Como ningún otro poeta, tu voz asesinó la felicidad por considerarla una maldita esperanza destinada a fracasar en el barranco de la ilusión y el desconsuelo; tu voz injurió lo socialmente tolerado, un andamiaje de máscaras hipócritas -aunque existan algunas hermosas-: “Todos nos amamos los unos a los otros, y la mentira es el beso que cambiamos”. Tu voz también fue contradictoria, porque en el fondo de tu sentimiento, aquella felicidad que asesinaste constituía tu verdadera esencia de felicidad, que estaba compuesta de una tristeza infinita, que era certeza y no esperanza.

“… No, no es cansancio / Es una cantidad de desilusión / que se me entraña en la especie de pensar, / es un domingo al revés / del sentimiento, / un festivo pasado en el abismo…”

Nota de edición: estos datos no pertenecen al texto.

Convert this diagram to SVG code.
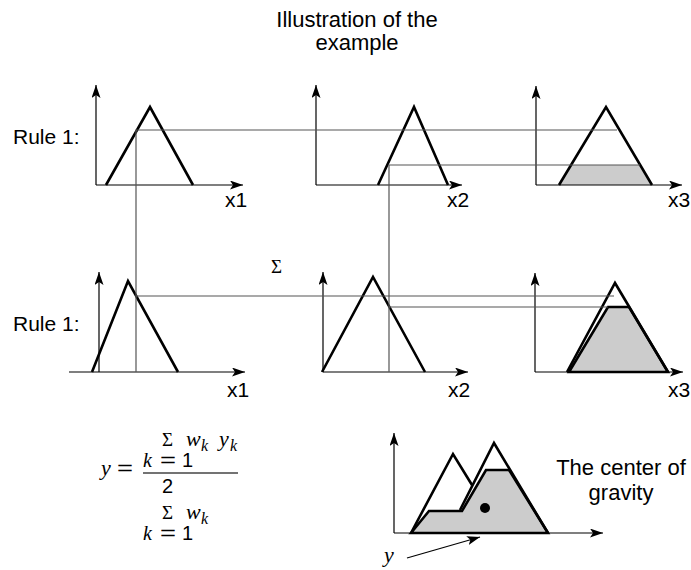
<svg xmlns="http://www.w3.org/2000/svg" width="691" height="570" viewBox="0 0 691 570">
<style>
.t{font-family:"Liberation Sans",Arial,sans-serif;font-size:21px;fill:#000}
.tl{font-family:"Liberation Sans",Arial,sans-serif;font-size:22px;fill:#000}
.n{font-family:"Liberation Sans",Arial,sans-serif;font-size:20px;fill:#000}
.eq{font-family:"Liberation Sans",Arial,sans-serif;font-size:21px;fill:#000}
.m{font-family:"Liberation Serif","Times New Roman",serif;font-style:italic;font-size:22px;fill:#000}
.k{font-family:"Liberation Serif","Times New Roman",serif;font-style:italic;font-size:20px;fill:#000}
.sub{font-family:"Liberation Serif","Times New Roman",serif;font-style:italic;font-size:16px;fill:#000}
.s{font-family:"Liberation Serif","Times New Roman",serif;font-size:19px;fill:#000}
.ax{stroke:#000;stroke-width:1.2;fill:none}
.tri{stroke:#000;stroke-width:2.6;fill:none;stroke-linejoin:miter}
.fill{fill:#cccccc;stroke:#000;stroke-width:2.6;stroke-linejoin:miter}
.thin{stroke:#555;stroke-width:1.2;fill:none}
</style>
<defs>
<marker id="ah" markerUnits="userSpaceOnUse" markerWidth="14" markerHeight="10" refX="13" refY="4.5" orient="auto">
<path d="M0,0 L13,4.5 L0,9 L3,4.5 z" fill="#000"/>
</marker>
</defs>
<rect width="691" height="570" fill="#fff"/>
<g id="title">
<text class="tl" x="357" y="27" text-anchor="middle">Illustration of the</text>
<text class="tl" x="357" y="50" text-anchor="middle">example</text>
</g>
<g id="labels">
<text class="t" x="13" y="144">Rule 1:</text>
<text class="t" x="13" y="331">Rule 1:</text>
<text class="t" x="225" y="207">x1</text>
<text class="t" x="447" y="207">x2</text>
<text class="t" x="668" y="207">x3</text>
<text class="t" x="227" y="397">x1</text>
<text class="t" x="448" y="397">x2</text>
<text class="t" x="668" y="397">x3</text>
<text class="s" x="271" y="273">Σ</text>
</g>
<g id="r1g1">
<line class="ax" x1="96" y1="185" x2="96" y2="85" marker-end="url(#ah)"/>
<line class="ax" x1="96" y1="185" x2="243" y2="185" marker-end="url(#ah)"/>
<polyline class="tri" points="106,185 150,107 193,185"/>
</g>
<g id="r1g2">
<line class="ax" x1="316" y1="185" x2="316" y2="85" marker-end="url(#ah)"/>
<line class="ax" x1="316" y1="185" x2="462" y2="185" marker-end="url(#ah)"/>
<polyline class="tri" points="378,185 414,107 448,185"/>
</g>
<g id="r1g3">
<polygon points="571,165 640,165 652,185 559,185" fill="#cccccc"/>
<line class="ax" x1="536" y1="185" x2="536" y2="86" marker-end="url(#ah)"/>
<line class="ax" x1="536" y1="185" x2="682" y2="185" marker-end="url(#ah)"/>
<polyline class="tri" points="559,185 606,107 652,185"/>
</g>
<g id="r2g1">
<line class="ax" x1="99" y1="372" x2="99" y2="272" marker-end="url(#ah)"/>
<line class="ax" x1="69" y1="372" x2="245" y2="372" marker-end="url(#ah)"/>
<polyline class="tri" points="92,372 128,281 178,372"/>
</g>
<g id="r2g2">
<line class="ax" x1="323" y1="372" x2="323" y2="272" marker-end="url(#ah)"/>
<line class="ax" x1="323" y1="372" x2="468" y2="372" marker-end="url(#ah)"/>
<polyline class="tri" points="322,372 373,277 425,372"/>
</g>
<g id="r2g3">
<polygon class="fill" points="569,372 608,307 629,307 668,372"/>
<line class="ax" x1="535" y1="372" x2="535" y2="273" marker-end="url(#ah)"/>
<line class="ax" x1="535" y1="372" x2="683" y2="372" marker-end="url(#ah)"/>
<polyline class="tri" points="567,372 615,283 668,372"/>
</g>
<g id="connectors">
<polyline class="thin" points="136,372 136,130 617,130"/>
<polyline class="thin" points="389,372 389,165 640,165"/>
<line class="thin" x1="136" y1="296" x2="614" y2="296"/>
<line class="thin" x1="389" y1="307" x2="608" y2="307"/>
<line class="ax" x1="407" y1="558" x2="480" y2="537" marker-end="url(#ah)"/>
</g>
<g id="result">
<polygon class="fill" points="411,533 429,511 462,511 486,470 509,470 548,533"/>
<line class="ax" x1="394" y1="533" x2="394" y2="433" marker-end="url(#ah)"/>
<line class="ax" x1="394" y1="533" x2="603" y2="533" marker-end="url(#ah)"/>
<polyline class="tri" points="411,533 453,454 472,485"/>
<polyline class="tri" points="460,510 494,443 548,533"/>
<circle cx="485" cy="508" r="5" fill="#000"/>
<text class="tl" x="621" y="475" text-anchor="middle">The center of</text>
<text class="tl" x="621" y="500" text-anchor="middle">gravity</text>
<text class="m" x="384" y="562">y</text>
</g>
<g id="formula">
<text class="m" x="101" y="475">y</text>
<text class="eq" x="117" y="475" textLength="16" lengthAdjust="spacingAndGlyphs">=</text>
<text class="s" x="162" y="446">Σ</text>
<text class="m" x="186" y="446">w</text>
<text class="sub" x="201" y="451">k</text>
<text class="m" x="219" y="446">y</text>
<text class="sub" x="230" y="451">k</text>
<text class="k" x="143" y="467">k</text>
<text class="eq" x="160" y="467" textLength="16" lengthAdjust="spacingAndGlyphs">=</text>
<text class="n" x="182" y="467">1</text>
<line x1="143" y1="473" x2="238" y2="473" stroke="#444" stroke-width="1.3"/>
<text class="n" x="162" y="493">2</text>
<text class="s" x="162" y="519">Σ</text>
<text class="m" x="186" y="519">w</text>
<text class="sub" x="201" y="524">k</text>
<text class="k" x="143" y="540">k</text>
<text class="eq" x="160" y="540" textLength="16" lengthAdjust="spacingAndGlyphs">=</text>
<text class="n" x="182" y="540">1</text>
</g>
</svg>
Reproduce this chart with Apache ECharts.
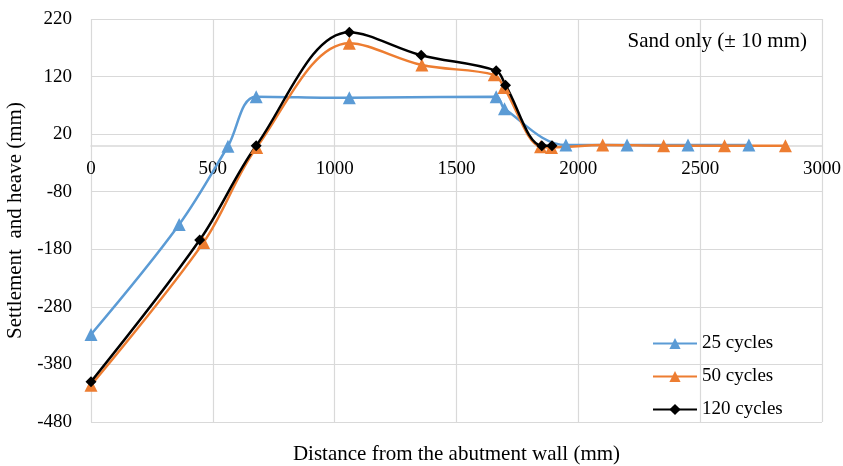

Fernando, nunca fuiste pesimista, fuiste triste, legítimamente triste, dignamente triste… Yo no puedo serlo, me falta legitimidad y dignidad (aunque, a veces, estar triste me despierta la alegría).

“…mi corazón vacío, / mi corazón insatisfecho, / mi corazón más humano que yo, más exacto que la vida”.

Al igual que tú, maestro, extraño mi infancia y todas aquellas nostalgias que nos prometieron un futuro que nunca llegó, que nunca llegará… “…Cuando era niño el circo del domingo me divertía toda la semana. / Hoy sólo me divierte el circo del domingo de toda la semana de mi / infancia…”

Leo y releo tu obra, firmada por ti y tus heterónimos (tus amigos y fantasmas intelectuales que en algún momento se asombraron de estar tan vivos) y encuentro amarguras y desesperanzas comunes: el dolor de la niñez perdida, el abrazo irremediable de la soledad jamás derrotada, la angustia perenne de entretener la locura en la literatura, las nauseas que provoca el amor, el talento y los atributos poco reconocidos en tu contexto social, y la certidumbre de que la vida es un infinito palpitar de otras vidas.

“… Tenemos, todos los que vivimos, / una vida que es vivida / y otra vida que es pensada, / y la única vida que tenemos /es ésa que está dividida / entre la verdadera y la errada. // Cuál sin embargo es la verdadera / y cuál la errada, nadie / nos lo sabrá explicar; / y vivimos de manera / que la vida que tenemos / es la que tenemos que pensar”.

Seguramente, maestro, yo soy un respiro entrecortado, un sueño jamás soñado, de tu entrañable Álvaro de Campos, de aquel heterónimo literario que más congoja provocó en tu corazón… Al igual que él, al igual que tú, yo también “He soñado más que lo que Napoleón hizo. / He apretado al pecho hipotético más humanidades que Cristo, / he hecho filosofías en secreto que ningún Kant escribió. / Pero soy, y tal vez seré siempre, el de la buhardilla, / aunque no viva en ella; / siempre seré el que no nació para eso; / siempre seré sólo el que tenía cualidades; / seré siempre el que esperó que le abriesen la puerta junto a una pared / sin puerta, / y cantó la canción del Infinito en un gallinero, / y oyó la voz de Dios en un pozo tapado”.

Fernando, ¿por qué siento estos versos como míos?: “Fallé en todo, pero sin gallardías, / nada fui, nada osé y nada hice, / ni cogí en las ortigas de mis días / la flor de parecer feliz”.

Pero que nadie se engañe, porque tu tristeza infinita, tu locura sublime, eran tus formas de ser feliz; ellas acunaban tus sueños más allá de la esperanza. Al despedirme, maestro, me avergüenzo, pero me siento feliz, feliz de haber plagiado tu desesperanza.

“No soy nada. / Nunca seré nada. / No puedo querer ser nada. / Aparte de eso, tengo en mí todos los sueños del mundo”.